Symbol graph
WARNING: this text is written as personnal notes / draft.
In a sequential program, everything is a chain of statements. It is just a list, a sequence of instructions. Here, in the declarative Arplan programming style, it is just the opposite. You state that things are equal to some others, also called referential transparency because each symbol can be replaced by it's right hand side while keeping the program exactly equivalent.
That is, there is no notion of instruction, nor order. Something is a combination of other things, which in turn are some combination of other things and so on. It is like expanding a definition in sub-parts over and over until you reach basic vasic values & functions. It does not matter in which order you put the definition, you could mix them all up, it is strictly equivalent.
Therefore, the internal representation is not a list of statements. It is a graph of symbols. Each symbol is linked to an expression, containing other symbols, linked to their respective expression and so on. The aim of this section is to build this graph based on the parse tree, and to verify it's correctness afterwards. The parse tree is a representation of what was written, syntactically checked. The symbol graph is the final result conveying what exactly the program is.
In a program, each symbol stands for something. It may be a value, a function, a data type, etc... If the symbol stands for a given expression (or function, or...) then it is highly probable that this right hand side contains also symbols. What does each symbol mean? Well, that depends on the scope and the imported modules.
The parse tree is in fact a forest of parse trees. The latter one will be transformed in a graph. For instance:
a = b + c
c = 5
b = c + 2
c = 4
is a graph with 4 nodes: a, b, c & c'.
a points to b + c' where c' points to 5
b points to c + 2 where c points to 4
...
Following rules must be enforced:
- symbols can only be defined once on a same level
- all symbols in the "right hand side" must be defined
- no cycles in the graph
But this is just part of the story. There is more than pure symbol definitions. For example, handling conditionals:
if (condition-1-a)
val = "x"
if (condition-2-a)
a = 1
if (condition-2-b)
a = 2
else
a = 3
else
a = 4
How to handle this? Shall we make conditional definitions? Like:
a =
condition 1-a & 2-a -> 1
condition 1-a & 2-b -> 2
condition 1-a -> 3
true -> 4
val =
condition 1-a -> "x"
true -> undefined value under these conditions!
But what if I write the following code:
if cond-1
a = b + c
else
a = 5
b = 4
c = 3
Here, the result would be 3 connected symbols a, b and c ...Leading to:
a =
cond-1 -> b + c
true -> 5
b = not(cond-1) -> 4
c = not(cond-1) -> 5
Such a result is however totally inconsistent. Whenever the cond-1 is satisfied, the symbol a references b & c which are undefined in this case.
Determining the correctness of these conditional expressions afterwards is both difficult and impractical.
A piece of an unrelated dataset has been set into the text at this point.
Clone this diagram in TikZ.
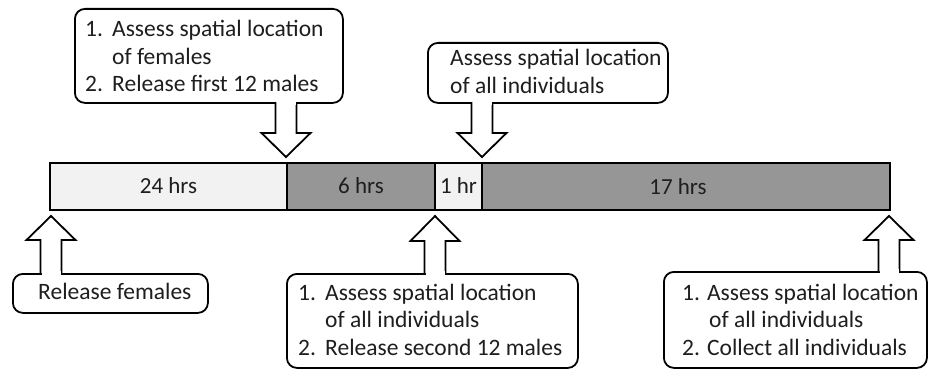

It is much easier to check directly the content of each if-block directly to see if symbols connect correctly.
So shall we connect symbols only at run time?
...
If we do, we have nevertheless to check at compile time that it will be doable at run time. It is a bit like checking every case independently, preconnecting everything in all possible cases to ensure each one is correct on its own.
How to do that efficiently?
In sequential programming, it is easy, every symbol used in an expression must be declared or defined beforehand. Here, in a declarative paradigm it is a little more subtle since symbols can be defined before as well as after, inside a sub-scope or a parent scope.
In fact, inside an "if" can be considered as a scope itself. After all, these are arbitrary design decisions. The common symbols definitions between all ifs would then be considered as the symbols seen outside the "if"s. All others would be local to the "if" block content.
...this is a bit nasty ...but I see no better way.
Some change appear also in the translation from parsing to symbol graph. For example, named functions and the definition of anonymous functions are exactly the same. Also, function and operator calls are the same as well. And many other things. However, by homogeneizing and simplifying things we obviously loose information about how the program was formatted. This can make compile or runtime error reporting a bit trickier. Keeping the same form however makes the interpretation/compilation more redundant and complex.